Beyond the Map: Transatlantic Ties Between Cuba and the Canary Islands

October 14, 2010 - 4:00 pm

Germán Santana Pérez, Universidad de Las Palmas de Gran Canaria

María Hernández-Ojeda, Hunter College, CUNY

The cartographic map is no longer a visual paradigm used to describe national cultures, as Graham Huggan states. If we could reorganize the mapamundi, Cuba and the Canary Islands would stand next to each other due to their close cultural connections. The historical ties between the Canaries and Cuba began at the time of the conquest of the Americas. Indeed, Cuba represents the main locus of residence for the ‘isleños’ outside the Canary Islands during the nineteenth and twentieth centuries. In this lecture, Professors Germán Santana Pérez and María Hernández-Ojeda will discuss the history of migrations, the socio-cultural relations and literary production created in the transatlantic space between Cuba and the Canary Islands. The lecture will be in Spanish.

About the Speakers:

Germán Santana-Pérez is an Associate Professor of Early Modern History at Universidad de Las Palmas de Gran Canaria. His research area includes Canarian history, African history, and comparative history between Atlantic Islands, including Macaronesia, the Caribbean, and the African archipelagos. He is the author of El comercio exterior de las Canarias Orientales durante el reinado de Felipe IV (2002),La puerta afortunada. Canarias en las relaciones hispano-africanas de los siglos XVII y XVIII (2002) and Las representaciones de la Historia Moderna en el cine (2007). Professor Santana-Pérez is currently working on the relationship between Cuba and the Canaries and contacts between Spain and Africa.
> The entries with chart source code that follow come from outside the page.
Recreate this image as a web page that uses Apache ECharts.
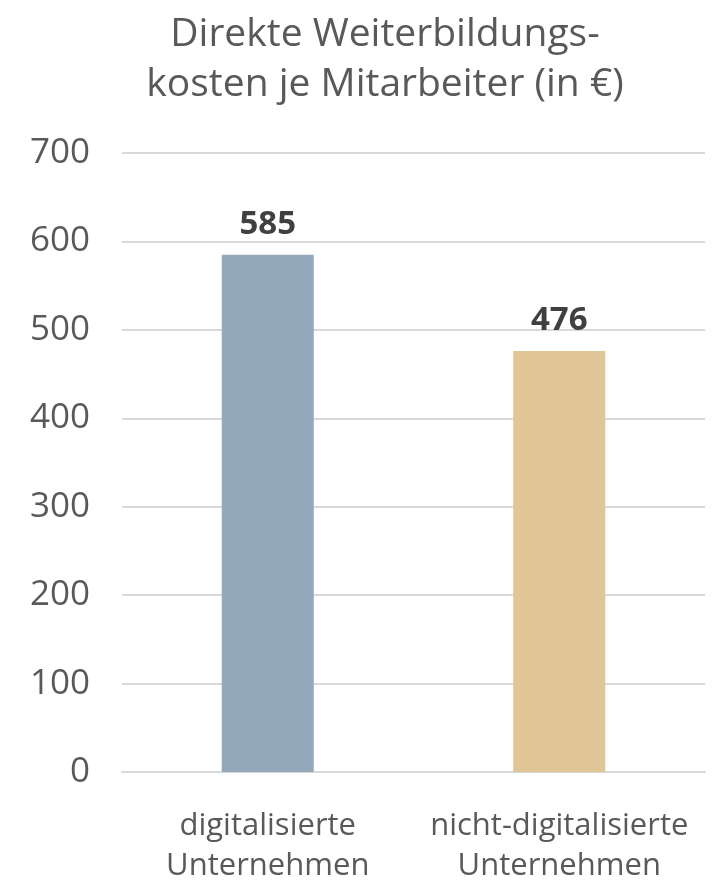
<!DOCTYPE html>
<html>
<head>
<meta charset="utf-8">
<script src="https://cdn.jsdelivr.net/npm/echarts@6/dist/echarts.min.js"></script>
<style>
  html, body { margin: 0; padding: 0; background: #fff; }
  #chart { width: 715px; height: 882px; }
</style>
</head>
<body>
<div id="chart"></div>
<script>
// Daten
var categories = ['digitalisierte\nUnternehmen', 'nicht-digitalisierte\nUnternehmen'];
var values = [585, 476];
var barColors = ['#93A8BB', '#E0C596'];
var titleText = 'Direkte Weiterbildungs-\nkosten je Mitarbeiter (in €)';

var chart = echarts.init(document.getElementById('chart'));
var font = '"Open Sans", "Noto Sans", sans-serif';

var option = {
  animation: false,
  title: {
    text: titleText,
    left: 380,
    top: 5,
    textAlign: 'center',
    textStyle: {
      fontFamily: font,
      fontSize: 39,
      fontWeight: 'normal',
      color: '#595959',
      lineHeight: 50
    }
  },
  grid: {
    left: 122,
    right: 10,
    top: 153,
    bottom: 110,
    outerBoundsMode: 'none'
  },
  xAxis: {
    type: 'category',
    data: categories,
    axisLine: { lineStyle: { color: '#D9D9D9', width: 2 } },
    axisTick: { show: false },
    axisLabel: {
      interval: 0,
      hideOverlap: false,
      fontFamily: font,
      fontSize: 31,
      color: '#595959',
      lineHeight: 40,
      margin: 34
    }
  },
  yAxis: {
    type: 'value',
    min: 0,
    max: 700,
    interval: 100,
    axisLine: { show: false },
    axisTick: { show: false },
    splitLine: { lineStyle: { color: '#D9D9D9', width: 2 } },
    axisLabel: {
      fontFamily: font,
      fontSize: 35,
      color: '#595959',
      margin: 32
    }
  },
  series: [{
    type: 'bar',
    barWidth: 92,
    data: values.map(function (v, i) {
      return { value: v, itemStyle: { color: barColors[i] } };
    }),
    label: {
      show: true,
      position: 'top',
      distance: 14,
      fontFamily: font,
      fontSize: 33,
      fontWeight: 'bold',
      color: '#404040'
    }
  }]
};

chart.setOption(option);
</script>
</body>
</html>
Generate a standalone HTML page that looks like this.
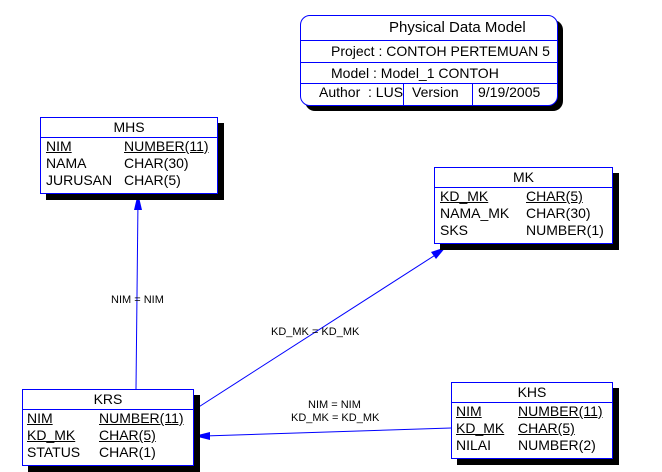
<html><head><style>
body{margin:0;width:662px;height:472px;background:#fff;position:relative;overflow:hidden;font-family:"Liberation Sans",sans-serif;font-size:14px;color:#000}
.e{position:absolute;background:#fff;border:1px solid #00f;box-shadow:6px 6px 0 #000}
.h{height:19px;border-bottom:1px solid #00f;text-align:center;line-height:19px}
.r{position:relative;height:17px;line-height:17px}
.r span{position:absolute}
.u{text-decoration:underline}
.t{position:absolute;font-size:11px}
</style></head><body>
<svg width="662" height="472" style="position:absolute;left:0;top:0">
<g stroke="#00f" stroke-width="1" fill="none">
<line x1="136" y1="389" x2="138" y2="200"/>
<line x1="194" y1="410" x2="440" y2="252"/>
<line x1="451" y1="428" x2="204" y2="436"/>
</g>
<g fill="#00f">
<polygon points="138,193 134,210 142,210"/>
<polygon points="446,247 436,259 431,252"/>
<polygon points="194,436 210,432 210,440"/>
</g>
</svg>
<div class="t" style="left:111px;top:294px">NIM = NIM</div>
<div class="t" style="left:271px;top:326px">KD_MK = KD_MK</div>
<div class="t" style="left:308px;top:399px">NIM = NIM</div>
<div class="t" style="left:291px;top:412px">KD_MK = KD_MK</div>

<div class="e" style="left:300px;top:15px;width:256px;height:89px;border-radius:10px;box-shadow:5px 5px 0 #000">
<div style="height:24px;border-bottom:1px solid #00f;line-height:24px;padding-left:88px;font-size:15px">Physical Data Model</div>
<div style="height:21px;border-bottom:1px solid #00f;line-height:21px;padding-left:30px">Project : CONTOH PERTEMUAN 5</div>
<div style="height:20px;border-bottom:1px solid #00f;line-height:20px;padding-left:30px">Model : Model_1 CONTOH</div>
<div style="position:relative;height:21px;line-height:17px">
<span style="position:absolute;left:18px">Author&nbsp; : LUS</span>
<span style="position:absolute;left:102px;top:0;height:21px;border-left:1px solid #00f"></span>
<span style="position:absolute;left:111px">Version</span>
<span style="position:absolute;left:171px;top:0;height:21px;border-left:1px solid #00f"></span>
<span style="position:absolute;left:177px">9/19/2005</span>
</div></div>

<div class="e" style="left:40px;top:117px;width:176px;height:75px">
<div class="h">MHS</div>
<div class="r"><span class="u" style="left:5px">NIM</span><span class="u" style="left:83px">NUMBER(11)</span></div>
<div class="r"><span style="left:5px">NAMA</span><span style="left:83px">CHAR(30)</span></div>
<div class="r"><span style="left:5px">JURUSAN</span><span style="left:83px">CHAR(5)</span></div>
</div>

<div class="e" style="left:434px;top:167px;width:177px;height:75px">
<div class="h">MK</div>
<div class="r"><span class="u" style="left:5px">KD_MK</span><span class="u" style="left:91px">CHAR(5)</span></div>
<div class="r"><span style="left:5px">NAMA_MK</span><span style="left:91px">CHAR(30)</span></div>
<div class="r"><span style="left:5px">SKS</span><span style="left:91px">NUMBER(1)</span></div>
</div>

<div class="e" style="left:22px;top:389px;width:170px;height:75px">
<div class="h">KRS</div>
<div class="r"><span class="u" style="left:4px">NIM</span><span class="u" style="left:76px">NUMBER(11)</span></div>
<div class="r"><span class="u" style="left:4px">KD_MK</span><span class="u" style="left:76px">CHAR(5)</span></div>
<div class="r"><span style="left:4px">STATUS</span><span style="left:76px">CHAR(1)</span></div>
</div>

<div class="e" style="left:451px;top:382px;width:160px;height:75px">
<div class="h">KHS</div>
<div class="r"><span class="u" style="left:4px">NIM</span><span class="u" style="left:66px">NUMBER(11)</span></div>
<div class="r"><span class="u" style="left:4px">KD_MK</span><span class="u" style="left:66px">CHAR(5)</span></div>
<div class="r"><span style="left:4px">NILAI</span><span style="left:66px">NUMBER(2)</span></div>
</div>
</body></html>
Maria Hernández-Ojeda is an Associate Professor of Spanish at Hunter College-CUNY. Her research area includes the literary and cultural relationship between the Canary Islands and Latin America. She is the author of Insularidad narrativa en la obra de Nivaria Tejera (2009and her edited book Canarias, Cuba, Francia y Canarias: Los exilios literarios de Nivaria Tejera is forthcoming. Professor Hernandez-Ojeda is currently working on a book project that investigates the concept of nation in women writers from the Canary Islands who produced their scholarship in a transatlantic context.